◆ **Requirement**:
Return the material exactly, first line through the line containing "Chart.register(...registerables);", and nothing more. Pictures stay out.

◆ **Records for the exercise**:
--------------------------------
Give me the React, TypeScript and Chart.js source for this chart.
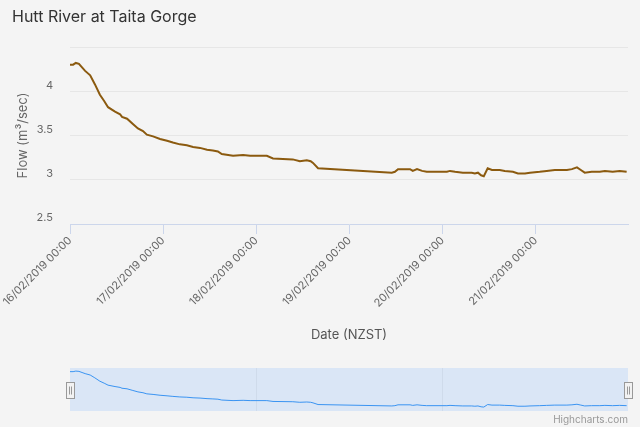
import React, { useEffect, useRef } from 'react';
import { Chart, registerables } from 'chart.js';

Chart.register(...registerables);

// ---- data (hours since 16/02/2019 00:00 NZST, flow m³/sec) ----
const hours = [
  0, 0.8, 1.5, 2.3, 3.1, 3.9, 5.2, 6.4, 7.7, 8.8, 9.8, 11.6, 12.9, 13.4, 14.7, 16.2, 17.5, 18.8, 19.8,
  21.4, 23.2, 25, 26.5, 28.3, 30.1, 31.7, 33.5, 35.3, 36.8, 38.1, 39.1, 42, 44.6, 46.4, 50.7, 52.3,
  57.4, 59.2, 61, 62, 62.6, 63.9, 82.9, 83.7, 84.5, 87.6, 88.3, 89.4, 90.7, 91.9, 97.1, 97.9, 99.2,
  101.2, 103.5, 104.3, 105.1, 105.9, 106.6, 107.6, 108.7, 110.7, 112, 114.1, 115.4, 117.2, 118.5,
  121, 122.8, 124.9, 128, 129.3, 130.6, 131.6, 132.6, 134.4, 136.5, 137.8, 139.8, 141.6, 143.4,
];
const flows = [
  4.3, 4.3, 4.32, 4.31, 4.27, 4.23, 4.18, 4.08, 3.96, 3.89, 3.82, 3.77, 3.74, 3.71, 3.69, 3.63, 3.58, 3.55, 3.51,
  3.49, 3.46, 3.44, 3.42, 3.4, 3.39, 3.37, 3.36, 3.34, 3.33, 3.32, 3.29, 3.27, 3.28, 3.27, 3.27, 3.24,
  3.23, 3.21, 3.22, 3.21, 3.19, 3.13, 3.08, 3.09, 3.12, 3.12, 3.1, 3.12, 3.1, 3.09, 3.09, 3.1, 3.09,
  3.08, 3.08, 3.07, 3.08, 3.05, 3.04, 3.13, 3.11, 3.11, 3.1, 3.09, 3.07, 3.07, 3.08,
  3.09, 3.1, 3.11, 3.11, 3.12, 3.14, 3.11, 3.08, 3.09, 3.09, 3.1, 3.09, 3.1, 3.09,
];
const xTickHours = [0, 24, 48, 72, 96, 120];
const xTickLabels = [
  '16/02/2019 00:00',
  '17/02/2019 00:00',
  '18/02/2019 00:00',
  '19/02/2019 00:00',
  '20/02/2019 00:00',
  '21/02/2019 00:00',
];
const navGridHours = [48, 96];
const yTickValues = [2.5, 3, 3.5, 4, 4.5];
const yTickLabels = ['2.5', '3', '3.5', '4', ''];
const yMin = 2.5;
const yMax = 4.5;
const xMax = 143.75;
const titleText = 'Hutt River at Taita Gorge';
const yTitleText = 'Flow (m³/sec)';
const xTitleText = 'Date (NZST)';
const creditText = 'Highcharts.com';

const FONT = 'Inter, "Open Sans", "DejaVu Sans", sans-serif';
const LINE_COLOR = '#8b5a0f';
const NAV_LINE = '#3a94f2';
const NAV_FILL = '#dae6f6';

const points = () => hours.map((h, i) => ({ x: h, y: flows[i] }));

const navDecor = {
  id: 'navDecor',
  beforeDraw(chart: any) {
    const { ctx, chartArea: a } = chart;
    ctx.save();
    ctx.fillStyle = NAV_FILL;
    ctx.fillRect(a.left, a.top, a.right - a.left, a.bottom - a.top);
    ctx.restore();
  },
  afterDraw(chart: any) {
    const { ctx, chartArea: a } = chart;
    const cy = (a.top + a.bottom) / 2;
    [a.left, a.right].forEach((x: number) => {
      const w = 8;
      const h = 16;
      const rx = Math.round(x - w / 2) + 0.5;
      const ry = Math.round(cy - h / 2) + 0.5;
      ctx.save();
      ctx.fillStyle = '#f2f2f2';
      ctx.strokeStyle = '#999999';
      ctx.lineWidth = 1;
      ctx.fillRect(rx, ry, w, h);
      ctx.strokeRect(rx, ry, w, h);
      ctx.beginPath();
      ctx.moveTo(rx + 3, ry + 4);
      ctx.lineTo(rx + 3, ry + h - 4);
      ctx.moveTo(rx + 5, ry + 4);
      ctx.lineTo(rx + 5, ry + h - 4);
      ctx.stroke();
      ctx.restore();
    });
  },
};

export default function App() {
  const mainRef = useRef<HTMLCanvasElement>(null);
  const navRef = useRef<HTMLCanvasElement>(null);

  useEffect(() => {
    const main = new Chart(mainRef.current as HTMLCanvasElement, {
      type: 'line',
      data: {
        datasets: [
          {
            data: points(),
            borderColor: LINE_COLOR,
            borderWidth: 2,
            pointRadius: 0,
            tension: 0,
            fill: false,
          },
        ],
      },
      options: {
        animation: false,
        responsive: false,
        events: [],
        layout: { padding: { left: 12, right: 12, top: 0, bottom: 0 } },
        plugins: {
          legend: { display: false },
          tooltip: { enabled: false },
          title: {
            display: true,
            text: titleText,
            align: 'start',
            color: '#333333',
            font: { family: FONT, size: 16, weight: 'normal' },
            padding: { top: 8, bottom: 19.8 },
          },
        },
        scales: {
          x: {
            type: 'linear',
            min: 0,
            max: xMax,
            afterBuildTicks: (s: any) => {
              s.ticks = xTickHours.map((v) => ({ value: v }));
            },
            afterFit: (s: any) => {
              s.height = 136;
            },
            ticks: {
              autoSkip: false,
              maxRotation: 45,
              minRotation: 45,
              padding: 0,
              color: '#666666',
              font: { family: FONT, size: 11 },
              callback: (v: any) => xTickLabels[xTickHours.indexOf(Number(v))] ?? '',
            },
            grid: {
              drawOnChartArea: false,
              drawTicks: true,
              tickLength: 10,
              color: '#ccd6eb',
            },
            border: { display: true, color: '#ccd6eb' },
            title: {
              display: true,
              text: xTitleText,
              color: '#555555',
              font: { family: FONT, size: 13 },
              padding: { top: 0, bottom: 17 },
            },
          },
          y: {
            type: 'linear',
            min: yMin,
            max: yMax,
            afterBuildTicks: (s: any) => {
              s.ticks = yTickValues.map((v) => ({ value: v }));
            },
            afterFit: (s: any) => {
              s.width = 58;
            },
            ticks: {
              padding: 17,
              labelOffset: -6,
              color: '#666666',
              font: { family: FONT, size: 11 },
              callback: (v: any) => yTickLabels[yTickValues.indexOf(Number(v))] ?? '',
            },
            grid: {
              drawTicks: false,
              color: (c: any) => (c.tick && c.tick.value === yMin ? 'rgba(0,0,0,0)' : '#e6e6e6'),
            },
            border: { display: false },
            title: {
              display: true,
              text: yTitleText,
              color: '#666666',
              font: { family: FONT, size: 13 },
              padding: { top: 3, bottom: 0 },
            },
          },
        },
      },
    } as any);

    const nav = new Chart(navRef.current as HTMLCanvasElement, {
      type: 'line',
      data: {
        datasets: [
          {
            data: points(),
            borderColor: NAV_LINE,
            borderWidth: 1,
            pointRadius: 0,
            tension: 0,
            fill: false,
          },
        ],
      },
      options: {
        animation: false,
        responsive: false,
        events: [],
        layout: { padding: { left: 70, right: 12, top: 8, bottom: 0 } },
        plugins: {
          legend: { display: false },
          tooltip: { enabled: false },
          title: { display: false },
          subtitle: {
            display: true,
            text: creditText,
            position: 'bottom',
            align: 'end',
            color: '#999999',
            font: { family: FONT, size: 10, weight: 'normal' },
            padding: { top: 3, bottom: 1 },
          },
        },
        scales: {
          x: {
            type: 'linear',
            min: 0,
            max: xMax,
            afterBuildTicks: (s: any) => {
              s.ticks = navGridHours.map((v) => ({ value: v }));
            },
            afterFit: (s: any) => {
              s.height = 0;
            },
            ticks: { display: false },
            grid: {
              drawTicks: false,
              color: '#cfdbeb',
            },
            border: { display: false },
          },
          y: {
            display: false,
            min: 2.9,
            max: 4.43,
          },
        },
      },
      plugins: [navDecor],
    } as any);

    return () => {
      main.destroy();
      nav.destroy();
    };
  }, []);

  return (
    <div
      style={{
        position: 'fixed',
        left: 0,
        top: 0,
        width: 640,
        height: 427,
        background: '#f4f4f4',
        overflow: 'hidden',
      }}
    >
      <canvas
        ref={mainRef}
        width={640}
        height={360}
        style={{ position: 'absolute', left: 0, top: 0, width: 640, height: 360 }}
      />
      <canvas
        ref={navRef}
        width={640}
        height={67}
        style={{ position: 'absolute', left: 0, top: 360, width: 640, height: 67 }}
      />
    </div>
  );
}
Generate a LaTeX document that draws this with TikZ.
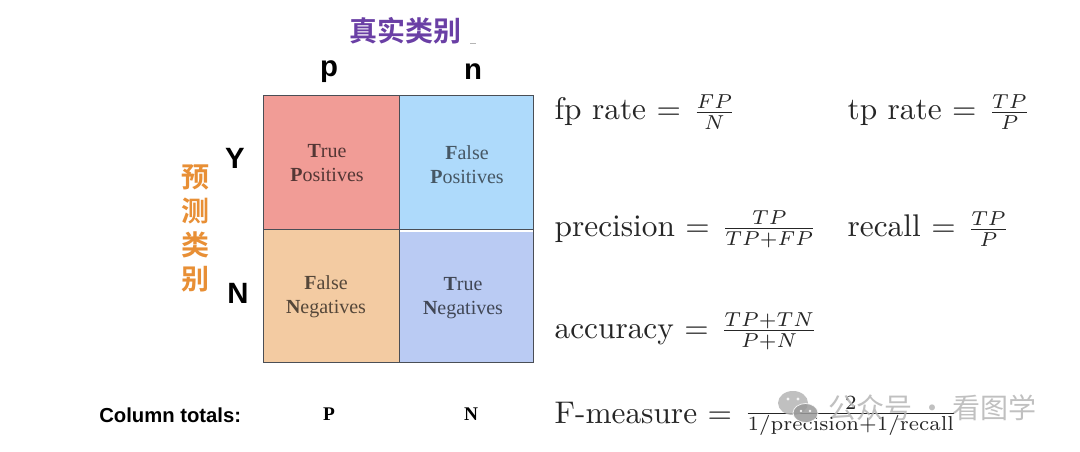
--------------------------------
◆ **The answer**:
Give me the React, TypeScript and Chart.js source for this chart.
import React, { useEffect, useRef } from 'react';
import { Chart, registerables } from 'chart.js';

Chart.register(...registerables);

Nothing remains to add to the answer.